- Directed by: Jon Keeyes
- Written by: Mickey Solis
- Produced by: Tyrese Gibson; Jon Keeyes; Jordan Yale Levine; Jordan Beckerman; Ford Austin;
- Starring: Tyrese Gibson; John Malkovich; Michael Jai White; Christopher Backus;
- Edited by: Alan Canant
- Music by: Ben Weinman
- Production companies: Yale Productions; Highland Myst Entertainment;
- Distributed by: Vertical Entertainment; Redbox Entertainment;
- Release date: June 11, 2021 (United States);
- Running time: 93 minutes
- Country: United States
- Language: English

= Rogue Hostage =

2021 American action thriller film by Jon Keeyes

Rogue Hostage is a 2021 American action thriller film directed by Jon Keeyes starring Tyrese Gibson with John Malkovich, Michael Jai White and Christopher Backus. It was released in the United States on June 11, 2021, by Vertical Entertainment and Redbox Entertainment.

==Plot==
The film is set in a rural U.S. state. Former Marine Kyle Snowden wakes up from a battlefield flashback nightmare. Snowden left the military after a frightening incident and works in Child Protective Services. He now lives with his young daughter, Angel, after his wife left them both.

A rogue group of mercenaries plans to attack Congressman Sam Nelson. The leader of the group, Eagan Raize, hates the Congressman. Eagan's father, Luther, was Nelson’s business partner and was sent to jail for eighteen years in a fraud case. Eagan believes that Nelson ruined his father’s life to take over the business. Sam Nelson is Kyle’s stepfather.

After an accidental shooting on the battlefield, Kyle Snowden's remorse was heavy and his sanity deteriorated. Following that incident, in which he unintentionally shot and killed his partner, he was unable to pick up a gun again.

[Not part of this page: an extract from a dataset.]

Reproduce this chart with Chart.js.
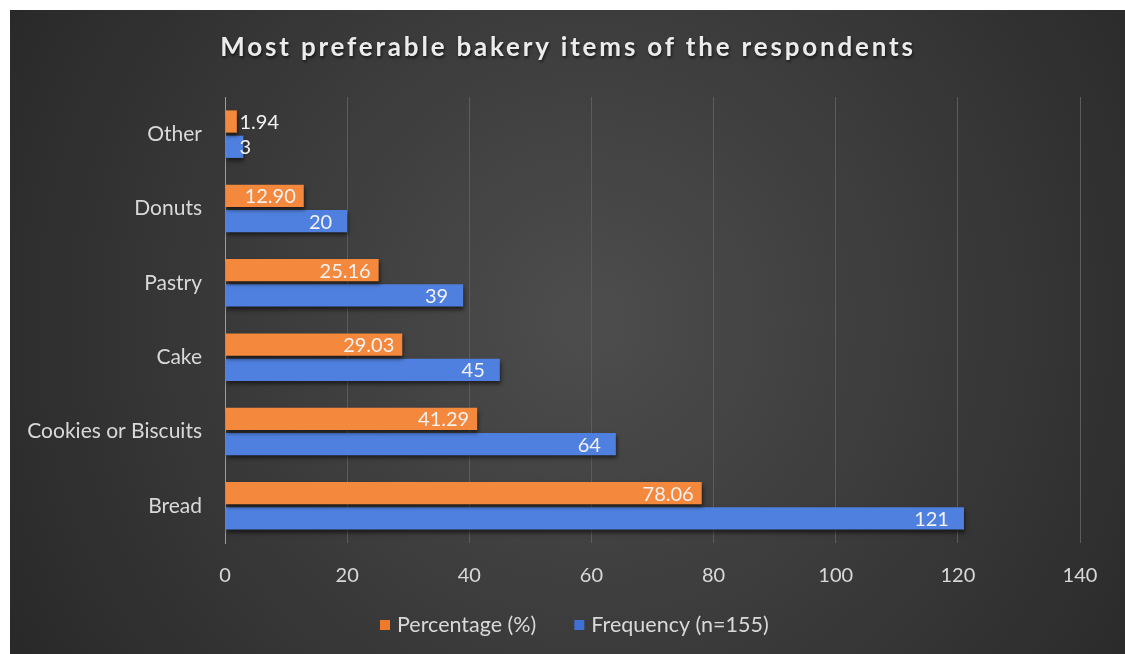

Eagan attacks Nelson's store by planting a bomb while Kyle, Angel, and many others are in the store, taking them hostage. Kyle is reluctantly required to take up arms again. Eagan had planned to destroy Nelson and set an example for the town, but he ends up stealing money from the store and taking Sunshine at gunpoint because he is infatuated with her. After the murder of Kyle’s companion, Clove from Child Protective Services, a Spanish boy, Manny, becomes Kyle’s responsibility. Overcoming his fear, Kyle raids the store and saves the day.

Nelson tries to convince the police that it was a planned robbery and not an act of terrorism, planned in order to claim insurance money. However, his efforts are futile, when Mikki steals Nelson's money for herself and Sunshine. Kyle plans to request temporary custody of Manny from the court. Kyle and Nelson make peace at the end.

==Cast==
- Tyrese Gibson as Kyle Snowden
- John Malkovich as Congressman Sam Nelson
- Michael Jai White as Sparks
- Christopher Backus as Eagan Raize
- Holly Taylor as Mikki
- Luna Lauren Velez as Sunshine
- Carlos Sanchez as Manny
- Brandi Bravo as Clove Martinez
- Zani Jones Mbayise as Angel Snowden
- Charlie Sara as Shane

==Production==
The film was originally titled Red 48. Filming wrapped in September 2020.

==Reception==
The film has a 0% rating on Rotten Tomatoes based on ten reviews.

Leslie Felperin of The Guardian awarded the film two stars out of five and wrote, "The whole shooting match is pretty bloody, and as cheesy as the dairy aisle, but decent fun to watch."

Jeffrey Anderson of Common Sense Media also awarded the film two stars out of five.